Is Being a Functional Manager the Real Deal?
There are indeed pretty biased opinions and objective ones but to best discuss whether it is a big deal or not is up to the one who is applying for the post. The best way to know is by judging the pros and cons of the job. According to you, if the pros weigh out, the job is the ‘real deal’ for you.
- The job requires critical thinking and problem-solving abilities. If you have the knack for it, there would be not a more ideal job for you.
- You will stay in a safe position and in touch with the higher management or the authority.
- Good work can help you promote higher management roles in no time.
- The job can be hectic and a serious headache sometimes with the tremendous pressure to handle clients, deadlines, stakeholders, and enforcing targets along with deadlines.
- A lot of decisions have to be taken in no time, which affects the company and becomes a serious liability in case of a mistake.
- If you are not much into the paperwork stuff, then don’t go for it as the major part of the job as a functional manager is to generate reports and keep a track of the team progress.
How Much is the Payscale?
Let’s be practical, the most typical question that hits everyone before they give any job a shot. No fillers, just pure research and facts shown by PayScale and Glassdoor estimate that a functional manager receives an annual salary of around $75,000. However, these may vary as per companies, but the range stays above $70,000 according to various reports.
Being a functional manager takes a lot of calibers. Credits will feel wholesome for a successful project, but you have to take responsibility when failure strikes. Life isn’t a bed of roses for them, but at the same time, the challenges this post will throw at you are unparalleled to any. If you love challenges and get a kick from them, then you chose the right job for you.
Frequently Asked Questions (FAQs)
- How many years of experience do I need to become a functional manager? Experience is the most valuable asset for such a high-profile job with tremendous work pressure. A 5 years work experience is recognized to be fair.
- Are project manager and functional manager the same post? There is a fine line of difference between the two. The project manager works with people with different functions and specific skills for the goal while the functional manager works with people with different resources and specific skills.
- Can people with a Science background apply as functional managers? No, this post requires specialization in financial and business subjects.

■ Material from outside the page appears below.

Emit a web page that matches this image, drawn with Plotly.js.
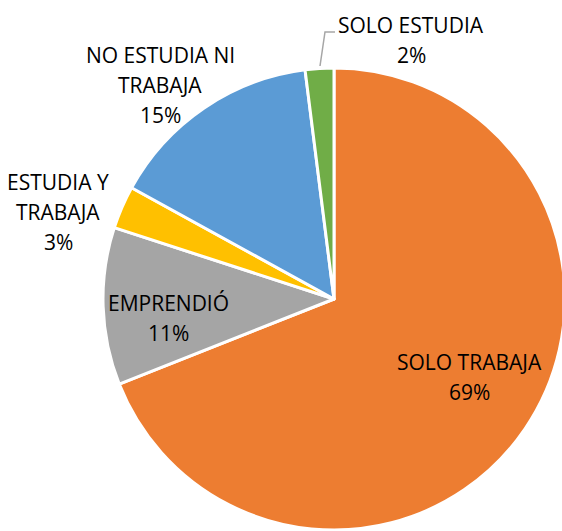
<!DOCTYPE html>
<html>
<head>
<meta charset="utf-8">
<script src="https://cdn.plot.ly/plotly-3.0.1.min.js"></script>
<style>
html,body{margin:0;padding:0;overflow:hidden;background:#fff;}
#chart{width:600px;height:531px;}
</style>
</head>
<body>
<div id="chart"></div>
<script>
// Data
const categories = ['SOLO TRABAJA', 'EMPRENDIÓ', 'ESTUDIA Y TRABAJA', 'NO ESTUDIA NI TRABAJA', 'SOLO ESTUDIA'];
const values = [69, 11, 3, 15, 2];
const labelLines = [['SOLO TRABAJA'], ['EMPRENDIÓ'], ['ESTUDIA Y', 'TRABAJA'], ['NO ESTUDIA NI', 'TRABAJA'], ['SOLO ESTUDIA']];
const colors = ['#ED7D31', '#A5A5A5', '#FFC000', '#5B9BD5', '#70AD47'];

// Layout (pixel positions of label blocks: center x, first-line center y)
const W = 600, H = 531;
const labelPos = [[469, 362], [168, 303], [58, 182], [160, 55], [411, 25]];
const lineGap = 30;
const px = x => x / W;
const py = y => 1 - y / H;

const total = values.reduce((a, b) => a + b, 0);
const annotations = [];
categories.forEach((c, i) => {
  const lines = labelLines[i].concat([Math.round(values[i] / total * 100) + '%']);
  lines.forEach((t, j) => {
    annotations.push({
      text: t, xref: 'paper', yref: 'paper',
      x: px(labelPos[i][0]), y: py(labelPos[i][1] + j * lineGap),
      xanchor: 'center', yanchor: 'middle', showarrow: false,
      font: {family: '"Open Sans", sans-serif', size: 21, color: '#000'}
    });
  });
});

const trace = {
  type: 'pie',
  labels: categories,
  values: values,
  sort: false,
  direction: 'clockwise',
  rotation: 0,
  textinfo: 'none',
  hoverinfo: 'label+percent',
  marker: {colors: colors, line: {color: '#ffffff', width: 3}},
  domain: {x: [px(103), px(565)], y: [py(530), py(68)]},
  showlegend: false
};

const layout = {
  width: W, height: H,
  margin: {l: 0, r: 0, t: 0, b: 0},
  paper_bgcolor: '#fff',
  showlegend: false,
  annotations: annotations,
  shapes: [{
    type: 'path', xref: 'paper', yref: 'paper',
    path: 'M ' + px(320) + ',' + py(66) + ' L ' + px(325) + ',' + py(32) + ' L ' + px(335) + ',' + py(32),
    line: {color: '#A6A6A6', width: 1.5}
  }]
};

Plotly.newPlot('chart', [trace], layout, {displayModeBar: false, staticPlot: true});
</script>
</body>
</html>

- Any study material for better understanding? There are indeed a lot of study materials in the market, to begin with but our top 5 are, ‘The One Minute Manager’ by Kenneth Blanchard and Spencer Johnson, ‘Good to Great’ by Jim Collins, ‘The 7 Habits of Highly Effective People’ by Stephen R. Covey, ‘First Break All The Rules’ by Marcus Buckingham and the last but not the least, ‘The Five Dysfunctions of a Team’ by Patrick Lencioni.